» **COLLECTED MATERIAL**:

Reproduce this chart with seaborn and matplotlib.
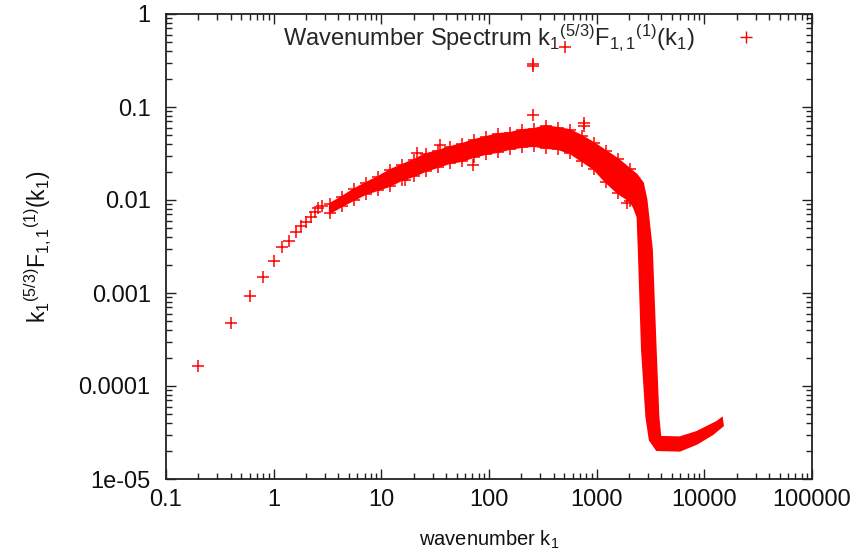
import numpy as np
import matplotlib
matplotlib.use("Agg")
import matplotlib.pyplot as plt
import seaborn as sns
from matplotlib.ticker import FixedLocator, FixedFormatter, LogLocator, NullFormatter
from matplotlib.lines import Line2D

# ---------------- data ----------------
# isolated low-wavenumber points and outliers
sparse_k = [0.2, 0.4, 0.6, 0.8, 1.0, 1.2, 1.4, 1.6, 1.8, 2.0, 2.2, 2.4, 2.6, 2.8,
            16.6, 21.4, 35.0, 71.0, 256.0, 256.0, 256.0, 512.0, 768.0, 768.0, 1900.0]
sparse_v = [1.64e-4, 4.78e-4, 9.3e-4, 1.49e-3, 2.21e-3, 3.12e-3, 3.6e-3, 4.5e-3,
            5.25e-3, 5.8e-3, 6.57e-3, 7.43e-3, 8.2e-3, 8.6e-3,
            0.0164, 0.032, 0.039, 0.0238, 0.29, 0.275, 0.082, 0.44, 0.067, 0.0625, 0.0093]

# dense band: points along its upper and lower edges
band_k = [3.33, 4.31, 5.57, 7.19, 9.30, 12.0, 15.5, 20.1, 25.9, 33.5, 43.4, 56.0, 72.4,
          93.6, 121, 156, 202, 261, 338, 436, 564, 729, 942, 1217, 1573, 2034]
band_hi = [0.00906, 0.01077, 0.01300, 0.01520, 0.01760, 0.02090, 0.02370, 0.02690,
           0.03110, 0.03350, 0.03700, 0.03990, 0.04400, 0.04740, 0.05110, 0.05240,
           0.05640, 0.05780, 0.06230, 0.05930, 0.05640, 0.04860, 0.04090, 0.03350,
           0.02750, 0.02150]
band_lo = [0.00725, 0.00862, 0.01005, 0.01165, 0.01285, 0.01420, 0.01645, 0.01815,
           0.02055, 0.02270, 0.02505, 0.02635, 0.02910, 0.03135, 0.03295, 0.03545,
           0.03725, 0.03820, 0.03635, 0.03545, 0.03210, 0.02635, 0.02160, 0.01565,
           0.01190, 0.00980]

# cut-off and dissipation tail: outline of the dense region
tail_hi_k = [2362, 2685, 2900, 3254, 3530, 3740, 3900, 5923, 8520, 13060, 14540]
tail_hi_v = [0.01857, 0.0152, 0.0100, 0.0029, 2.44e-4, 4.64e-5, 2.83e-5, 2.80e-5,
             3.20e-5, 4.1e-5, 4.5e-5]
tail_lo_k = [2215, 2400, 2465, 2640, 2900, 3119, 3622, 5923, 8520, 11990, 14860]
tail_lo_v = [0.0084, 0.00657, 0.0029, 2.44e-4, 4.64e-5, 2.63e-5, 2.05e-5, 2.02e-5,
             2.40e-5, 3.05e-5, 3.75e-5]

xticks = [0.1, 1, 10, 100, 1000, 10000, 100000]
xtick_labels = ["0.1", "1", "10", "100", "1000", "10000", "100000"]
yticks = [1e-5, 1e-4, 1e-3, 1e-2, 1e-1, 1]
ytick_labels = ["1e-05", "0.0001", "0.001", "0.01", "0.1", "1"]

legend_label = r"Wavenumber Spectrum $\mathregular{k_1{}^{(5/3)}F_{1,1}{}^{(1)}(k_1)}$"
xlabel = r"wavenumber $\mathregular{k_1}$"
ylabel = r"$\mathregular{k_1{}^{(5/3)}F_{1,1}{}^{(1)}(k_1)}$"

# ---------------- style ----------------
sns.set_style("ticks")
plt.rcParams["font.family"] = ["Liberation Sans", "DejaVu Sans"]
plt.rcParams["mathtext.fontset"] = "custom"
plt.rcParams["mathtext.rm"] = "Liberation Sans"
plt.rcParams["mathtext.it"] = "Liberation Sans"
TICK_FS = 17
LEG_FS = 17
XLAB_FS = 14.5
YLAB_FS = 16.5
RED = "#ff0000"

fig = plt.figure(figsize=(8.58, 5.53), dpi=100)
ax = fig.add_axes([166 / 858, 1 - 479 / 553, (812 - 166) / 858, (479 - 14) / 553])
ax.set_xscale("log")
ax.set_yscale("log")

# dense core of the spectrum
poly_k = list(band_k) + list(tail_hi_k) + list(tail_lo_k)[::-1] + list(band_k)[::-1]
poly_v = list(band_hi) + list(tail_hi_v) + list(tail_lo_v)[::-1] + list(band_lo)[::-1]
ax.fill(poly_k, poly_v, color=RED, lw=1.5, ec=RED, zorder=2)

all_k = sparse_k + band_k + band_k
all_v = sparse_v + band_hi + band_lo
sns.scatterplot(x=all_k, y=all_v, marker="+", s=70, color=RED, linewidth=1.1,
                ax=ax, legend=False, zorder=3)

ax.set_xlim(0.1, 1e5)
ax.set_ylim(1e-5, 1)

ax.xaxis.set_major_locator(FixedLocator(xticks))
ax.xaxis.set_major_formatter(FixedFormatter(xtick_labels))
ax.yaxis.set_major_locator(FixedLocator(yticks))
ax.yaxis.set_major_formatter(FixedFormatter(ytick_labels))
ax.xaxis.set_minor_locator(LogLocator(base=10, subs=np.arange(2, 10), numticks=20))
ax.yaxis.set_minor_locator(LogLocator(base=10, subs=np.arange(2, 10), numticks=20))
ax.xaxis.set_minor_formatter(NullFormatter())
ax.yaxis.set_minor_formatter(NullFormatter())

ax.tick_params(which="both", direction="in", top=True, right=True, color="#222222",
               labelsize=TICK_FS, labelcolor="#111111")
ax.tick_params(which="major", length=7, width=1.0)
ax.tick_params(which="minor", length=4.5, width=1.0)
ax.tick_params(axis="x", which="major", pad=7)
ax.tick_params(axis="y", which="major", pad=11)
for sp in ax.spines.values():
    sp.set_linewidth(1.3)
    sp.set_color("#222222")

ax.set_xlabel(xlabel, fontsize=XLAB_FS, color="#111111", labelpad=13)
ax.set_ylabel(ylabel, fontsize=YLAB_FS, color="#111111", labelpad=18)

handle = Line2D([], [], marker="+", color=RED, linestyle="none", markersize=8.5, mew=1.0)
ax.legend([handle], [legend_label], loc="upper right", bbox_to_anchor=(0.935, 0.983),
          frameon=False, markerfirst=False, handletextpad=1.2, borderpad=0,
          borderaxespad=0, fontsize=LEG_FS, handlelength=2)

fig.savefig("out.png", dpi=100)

» **EXERCISE AIM**: Skip every picture and return the lines above from the top through the one that contains "0.067, 0.0625, 0.0093]".

» **ANSWER**:
Reproduce this chart with seaborn and matplotlib.
import numpy as np
import matplotlib
matplotlib.use("Agg")
import matplotlib.pyplot as plt
import seaborn as sns
from matplotlib.ticker import FixedLocator, FixedFormatter, LogLocator, NullFormatter
from matplotlib.lines import Line2D

# ---------------- data ----------------
# isolated low-wavenumber points and outliers
sparse_k = [0.2, 0.4, 0.6, 0.8, 1.0, 1.2, 1.4, 1.6, 1.8, 2.0, 2.2, 2.4, 2.6, 2.8,
            16.6, 21.4, 35.0, 71.0, 256.0, 256.0, 256.0, 512.0, 768.0, 768.0, 1900.0]
sparse_v = [1.64e-4, 4.78e-4, 9.3e-4, 1.49e-3, 2.21e-3, 3.12e-3, 3.6e-3, 4.5e-3,
            5.25e-3, 5.8e-3, 6.57e-3, 7.43e-3, 8.2e-3, 8.6e-3,
            0.0164, 0.032, 0.039, 0.0238, 0.29, 0.275, 0.082, 0.44, 0.067, 0.0625, 0.0093]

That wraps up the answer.